FIG. 10 illustrates a cutaway view of a balanced XLR connector termination as applied to the designated destination/receiving end of the present invention. Referring to FIG. 10, the male XLR-type connector 1001 terminates both signal conductors 1008 and 1009 and the overall shield 1010. Three contact pins 1002, 1003 and 1004 are held in an insulating slug 1005. The positive and negative signal conductors 1008 and 1009 terminate respectively into pins 1002 and 1003. The shield/ground conductor is terminated to pin 1004 using conductor 1006. Conductor 1006 is electrically connected to the shield 1010 at 1007. Some types of shields already have an integral drain-wire. In this case, the drain wire is terminated to pin 1004. Other shields are composed entirely of helically wrapped wires. These can generally be directly terminated to pin 1004.

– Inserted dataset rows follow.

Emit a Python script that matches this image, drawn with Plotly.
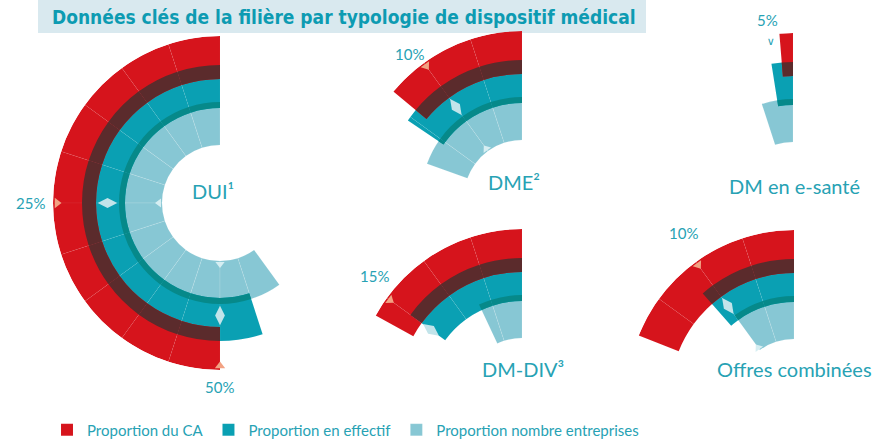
import math
import plotly.graph_objects as go

# ---------------- data ----------------
categories = ["DUI¹", "DME²", "DM en e-santé", "DM-DIV³", "Offres combinées"]
part_ca = [50, 14, 1.3, 17, 19]              # % (arc length, outer ring)
part_effectif = [55, 15.5, 2.5, 15, 11.5]    # % (middle ring)
part_entreprises = [60, 19.5, 5, 7, 10]      # % (inner ring)
reperes = [[25, 50], [10], [5], [15], [10]]  # scale marks shown on each chart
repere_labels = [["25%", "50%"], ["10%"], ["5%"], ["15%"], ["10%"]]
series_names = ["Proportion du CA", "Proportion en effectif", "Proportion nombre entreprises"]
title_text = "Données clés de la filière par typologie de dispositif médical"

# ---------------- layout / style config ----------------
W, H = 888, 443
R = 167  # polar radius in px (radial axis range = px units)
centers = [(220, 203), (522, 198), (793, 200), (522, 396), (794, 397)]
full_circle = [True, False, False, False, False]
cat_label_pos = [(213, 191), (514, 182), (794, 186), (523, 369), (794, 369)]
# per mark label: (radius px, angular tweak deg)
label_place = [
    [(190, 0), (184, 0)],
    [(183, 2)],
    [(182, -10)],
    [(190, -3)],
    [(198, -2)],
]
RING_CA = (124, 167)
RING_EFF = (95, 138)
RING_ENT = (58, 101)
OVER_CA_EFF = (124, 138)
OVER_EFF_ENT = (95, 101)

RED = "#d6141c"
BROWN = "#5b2b2c"
TEAL = "#0aa0b3"
DARKTEAL = "#06898a"
LIGHT = "#87c7d4"
TEXT = "#27a2b4"
SALMON = "#f2a283"
DIAMOND = "#c2e4ea"
FONT = "Lato, 'Open Sans', sans-serif"

fig = go.Figure()


def segments(v, step=5.0):
    th, wd = [], []
    k = 0
    while k * step < v - 1e-9:
        a = k * step
        b = min(v, a + step)
        th.append((a + b) / 2 * 3.6)
        wd.append((b - a) * 3.6)
        k += 1
    return th, wd


def add_ring(value, ring, color, line, sub, name=None, legend=False, rank=None):
    th, wd = segments(value)
    n = len(th)
    fig.add_trace(go.Barpolar(
        theta=th, width=wd, r=[ring[1] - ring[0]] * n, base=[ring[0]] * n,
        marker=dict(color=color, line=dict(color=line, width=0.5)),
        subplot=sub, name=name if name else "", showlegend=legend,
        legendrank=rank if rank else 1000, hoverinfo="skip"))


def to_paper(i, r, theta_deg):
    cx, cy = centers[i]
    t = math.radians(theta_deg)
    return (cx - r * math.sin(t)) / W, 1 - (cy - r * math.cos(t)) / H


polar_layouts = {}
annotations = []
for i, cat in enumerate(categories):
    sub = "polar" if i == 0 else f"polar{i + 1}"
    cx, cy = centers[i]
    if full_circle[i]:
        dom_x = [(cx - R) / W, (cx + R) / W]
        dom_y = [(H - cy - R) / H, (H - cy + R) / H]
        sector = [0, 360]
    else:
        dom_x = [(cx - R) / W, cx / W]
        dom_y = [(H - cy) / H, (H - cy + R) / H]
        sector = [90, 180]
    polar_layouts[sub] = dict(
        domain=dict(x=dom_x, y=dom_y), sector=sector, bgcolor="rgba(0,0,0,0)",
        barmode="overlay",
        radialaxis=dict(visible=False, range=[0, R]),
        angularaxis=dict(visible=False, rotation=90, direction="counterclockwise"))

    first = i == 0
    add_ring(part_entreprises[i], RING_ENT, LIGHT, "rgba(255,255,255,0.25)", sub,
             series_names[2], first, 3)
    add_ring(part_effectif[i], RING_EFF, TEAL, "rgba(255,255,255,0.10)", sub,
             series_names[1], first, 2)
    add_ring(part_ca[i], RING_CA, RED, "rgba(255,255,255,0.09)", sub,
             series_names[0], first, 1)
    add_ring(min(part_effectif[i], part_entreprises[i]), OVER_EFF_ENT, DARKTEAL,
             "rgba(255,255,255,0.0)", sub)
    add_ring(min(part_ca[i], part_effectif[i]), OVER_CA_EFF, BROWN,
             "rgba(255,255,255,0.0)", sub)

    marks = reperes[i]
    thetas = [m * 3.6 for m in marks]
    if i != 2:
        # salmon ticks on outer edge of CA ring
        fig.add_trace(go.Scatterpolar(
            r=[RING_CA[1] - 4] * len(marks), theta=thetas, mode="markers",
            marker=dict(symbol="triangle-down", size=9, color=SALMON,
                        angle=[-t for t in thetas], line=dict(width=0)),
            subplot=sub, showlegend=False, hoverinfo="skip", cliponaxis=False))
        # diamonds on the effectif ring
        fig.add_trace(go.Scatterpolar(
            r=[(RING_EFF[0] + OVER_CA_EFF[0]) / 2 + 3] * len(marks), theta=thetas,
            mode="markers",
            marker=dict(symbol="diamond-tall", size=14, color=DIAMOND,
                        angle=[-t for t in thetas], line=dict(width=0)),
            subplot=sub, showlegend=False, hoverinfo="skip"))
        # small ticks on inner edge of entreprises ring
        ent_marks = [t for t, m in zip(thetas, marks) if m <= part_entreprises[i]]
        fig.add_trace(go.Scatterpolar(
            r=[RING_ENT[0] + 3] * len(ent_marks), theta=ent_marks, mode="markers",
            marker=dict(symbol="triangle-up", size=8, color="#d6eef2",
                        angle=[-t for t in ent_marks], line=dict(width=0)),
            subplot=sub, showlegend=False, hoverinfo="skip"))
    else:
        # thin chevron pointing at the small arc
        rr, dt = label_place[i][0]
        fig.add_trace(go.Scatterpolar(
            r=[rr - 23], theta=[thetas[0] + dt], mode="text", text=["∨"],
            textfont=dict(family="DejaVu Sans", size=11, color=TEXT),
            subplot=sub, showlegend=False, hoverinfo="skip", cliponaxis=False))

    # percentage labels (positioned from the mark value on the polar geometry)
    for (rr, dt), m, lab in zip(label_place[i], marks, repere_labels[i]):
        px, py = to_paper(i, rr, m * 3.6 + dt)
        annotations.append(dict(
            text=lab, x=px, y=py, xref="paper", yref="paper",
            xanchor="center", yanchor="middle", showarrow=False,
            font=dict(family=FONT, size=15, color=TEXT)))

# category labels
for cat, (lx, ly) in zip(categories, cat_label_pos):
    annotations.append(dict(
        text=cat, x=lx / W, y=1 - ly / H, xref="paper", yref="paper",
        xanchor="center", yanchor="middle", showarrow=False,
        font=dict(family=FONT, size=20, color=TEXT)))

layout = dict(
    width=W, height=H, margin=dict(l=0, r=0, t=0, b=0, autoexpand=False),
    paper_bgcolor="white", plot_bgcolor="white",
    title=dict(text=f"<b>{title_text}</b>", x=52 / W, xanchor="left",
               y=1 - 17 / H, yanchor="middle",
               font=dict(family="'Liberation Sans Narrow', 'DejaVu Sans Condensed', sans-serif",
                         size=19, color="#0d9bb2")),
    shapes=[dict(type="rect", xref="paper", yref="paper", x0=38 / W, x1=646 / W,
                 y0=1 - 33 / H, y1=1, fillcolor="#d9e9ef", line=dict(width=0),
                 layer="below")],
    annotations=annotations,
    showlegend=True,
    legend=dict(orientation="h", x=47 / W, y=-0.008, xanchor="left", yanchor="bottom",
                font=dict(family=FONT, size=15, color=TEXT), traceorder="normal",
                itemclick=False, itemdoubleclick=False, bgcolor="rgba(0,0,0,0)"),
)
layout.update(polar_layouts)
fig.update_layout(**layout)

fig.write_html("out.html", config={"displayModeBar": False},
               post_script="document.body.style.margin='0';document.body.style.overflow='hidden';")
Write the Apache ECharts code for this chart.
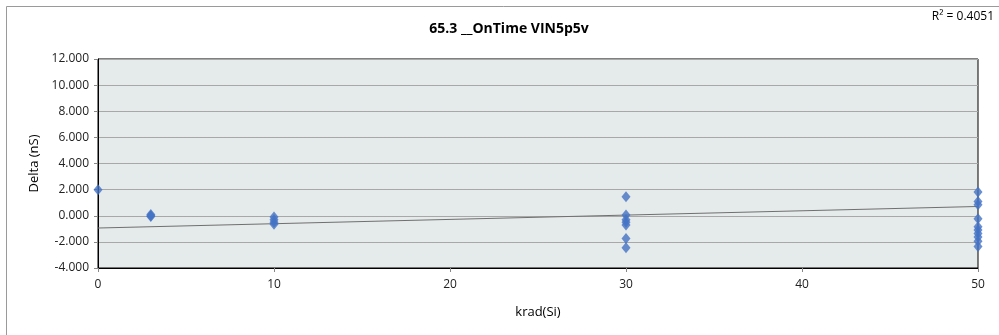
<!DOCTYPE html>
<html>
<head>
<meta charset="utf-8">
<script src="https://cdn.jsdelivr.net/npm/echarts@6/dist/echarts.min.js"></script>
<style>
html,body{margin:0;padding:0;background:#fff;}
#chart{width:999px;height:335px;}
</style>
</head>
<body>
<div id="chart"></div>
<script>
var titleText = '65.3 __OnTime VIN5p5v';
var r2Text = 'R\u00b2 = 0.4051';
var xName = 'krad(Si)';
var yName = 'Delta (nS)';

var xDose = [0, 3, 3, 3, 10, 10, 10, 10, 30, 30, 30, 30, 30, 30, 30, 50, 50, 50, 50, 50, 50, 50, 50, 50, 50];
var deltaNs = [2.0, 0.1, 0.0, -0.05, -0.1, -0.3, -0.5, -0.65, 1.45, 0.05, -0.3, -0.5, -0.7, -1.75, -2.45, 1.82, 1.1, 0.85, -0.23, -0.85, -1.1, -1.35, -1.62, -1.95, -2.35];

var trendX = [0, 50];
var trendY = [-0.94, 0.71];

var points = xDose.map(function (x, i) { return [x, deltaNs[i]]; });
var trend = trendX.map(function (x, i) { return [x, trendY[i]]; });

var font = '"Open Sans", Lato, sans-serif';
var chart = echarts.init(document.getElementById('chart'), null, {renderer: 'canvas'});
chart.setOption({
  animation: false,
  backgroundColor: '#ffffff',
  title: {
    text: titleText,
    left: 504,
    textAlign: 'center',
    top: 17,
    textStyle: {fontFamily: font, fontSize: 14, fontWeight: 'bold', color: '#000'}
  },
  grid: {
    left: 98, right: 21, top: 59, bottom: 67,
    show: true, backgroundColor: '#e5eaea', borderColor: '#000', borderWidth: 1
  },
  xAxis: {
    type: 'value', min: 0, max: 50, interval: 10,
    name: xName, nameLocation: 'middle', nameGap: 38,
    nameTextStyle: {fontFamily: font, fontSize: 13, color: '#000'},
    axisLine: {show: true, onZero: false, lineStyle: {color: '#000', width: 1}},
    axisTick: {show: true, length: 4, lineStyle: {color: '#888'}},
    axisLabel: {fontFamily: font, fontSize: 12, color: '#222', margin: 11},
    splitLine: {show: false}
  },
  yAxis: {
    type: 'value', min: -4, max: 12, interval: 2,
    name: yName, nameLocation: 'middle', nameGap: 54, nameRotate: 90,
    nameTextStyle: {fontFamily: font, fontSize: 13, color: '#000'},
    axisLine: {show: true, onZero: false, lineStyle: {color: '#000', width: 1}},
    axisTick: {show: true, length: 4, lineStyle: {color: '#888'}},
    axisLabel: {fontFamily: font, fontSize: 12, color: '#222', margin: 9,
      formatter: function (v) { return v.toFixed(3); }},
    splitLine: {show: true, lineStyle: {color: '#a8a8a8', width: 1}}
  },
  series: [
    {
      type: 'line', data: trend, symbol: 'none', silent: true,
      lineStyle: {color: '#707070', width: 1}, z: 2
    },
    {
      type: 'scatter', data: points, symbol: 'diamond', symbolSize: [9, 11],
      itemStyle: {color: '#4472c4'}, z: 3
    }
  ],
  graphic: [
    {
      type: 'rect', shape: {x: 6.5, y: 6.5, width: 1010, height: 360},
      style: {fill: null, stroke: '#9a9a9a', lineWidth: 1}, silent: true
    },
    {
      type: 'text', right: 5, top: 11,
      style: {text: r2Text, fontFamily: font, fontSize: 12, fill: '#000'}
    }
  ]
});
</script>
</body>
</html>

FIG. 11 illustrates a cutaway view of a balanced XLR connector termination as applied to the designated source/driving end of the present invention. Referring to FIG. 11, the female XLR-type connector 1101 terminates both signal conductors 1108 and 1109 and the overall shield 1110. Three contact sockets 1102, 1103 and 1104 are held in an insulating slug 1105. The positive and negative signal conductors 1108 and 1109 terminate respectively into sockets 1102 and 1103. The shield/ground conductor is terminated to socket 1104 using conductor 1106. Conductor 1106 is electrically connected to the shield 1110 at 1107. Some types of shields already have an integral drain-wire. In this case, the drain wire is terminated to pin 1104. Other shields are composed entirely of helically wrapped wires. These can generally be directly terminated to socket 1104.